Mortgage lenders are continuing to cut the cost of fixed rate deals for borrowers. Barclays this week became the latest lender to slash its rates, some of which are down by 0.5% points, following months of Bank of England base rate cuts.

However, the best rates are typically only available to those with at least a 40% desposit (or 40% equity in their property). Anyone with less than 25% will struggle to get a mortgage at all.

The lower-rate deals are generally on short-term fixed rates. Barclays’ two-year fix for someone with a 40% deposit stands at 3.89%, with a £995 fee. HSBC is offering 2.89%, but with a £1,499 fee, if you’ve a 40% deposit.

Generally speaking, the longer you want to fix, the more expensive the rate.

This week also saw the launch of a new 20-year mortgage from Stroud & Swindon Building Society. The Government has been pushing lenders to offer these long-term deals but they have generally proved unpopular because they are often inflexible and tie you in for a long time.
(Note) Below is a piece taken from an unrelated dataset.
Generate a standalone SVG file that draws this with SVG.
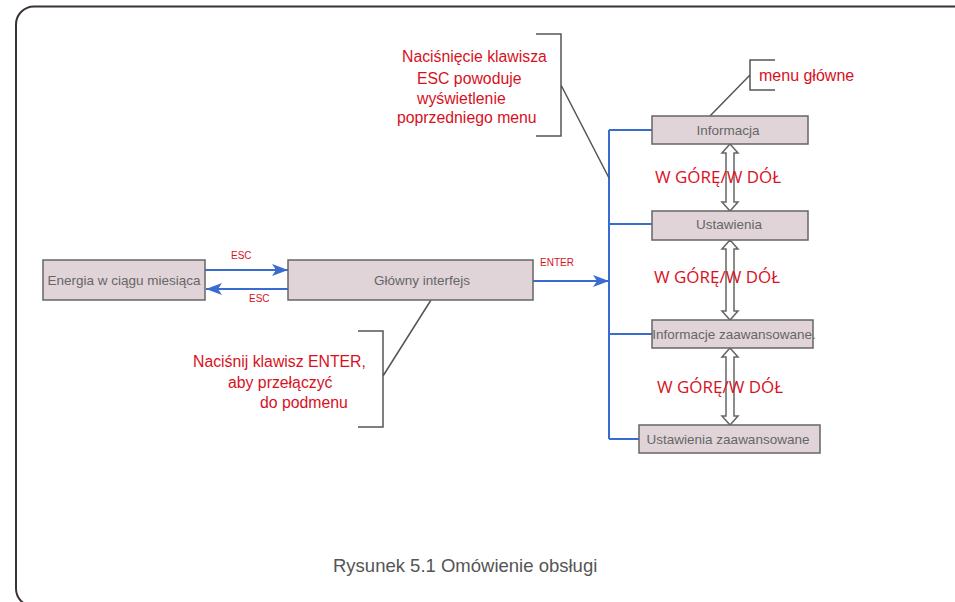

However, fee-free broker London & Country (L&C) points out this offer is different. The rate is fixed at 4.99% for 20 years but, every five years, borrowers will have a one-month window to switch without any early repayment fee. If they miss that window and want to switch, they’ll pay up to 5% of the value of the mortgage to do so.

The mortgage is available to those with a 25% deposit and comes with a £999 fee. It is currently a trial and so is only available via brokers who are part of the Mortgage Intelligence network, which means you’re likely to pay a fee worth 1% of the mortgage value on top.

Richard Morea, from L&C, says: “People should view this as a five-year fixed rate mortgage, as long as they check whether it’s worth switching, if necessary, during the window.”

L&C and fellow broker John Charcol are also warning the price of fixed rate deals could soon rise once more because of the economic turmoil. Morea adds that those who wait to secure a fix, whose property value drops, could find themselves paying more, or not getting a mortgage at all, if falling prices push them out of the 40% and 25% deposit brackets.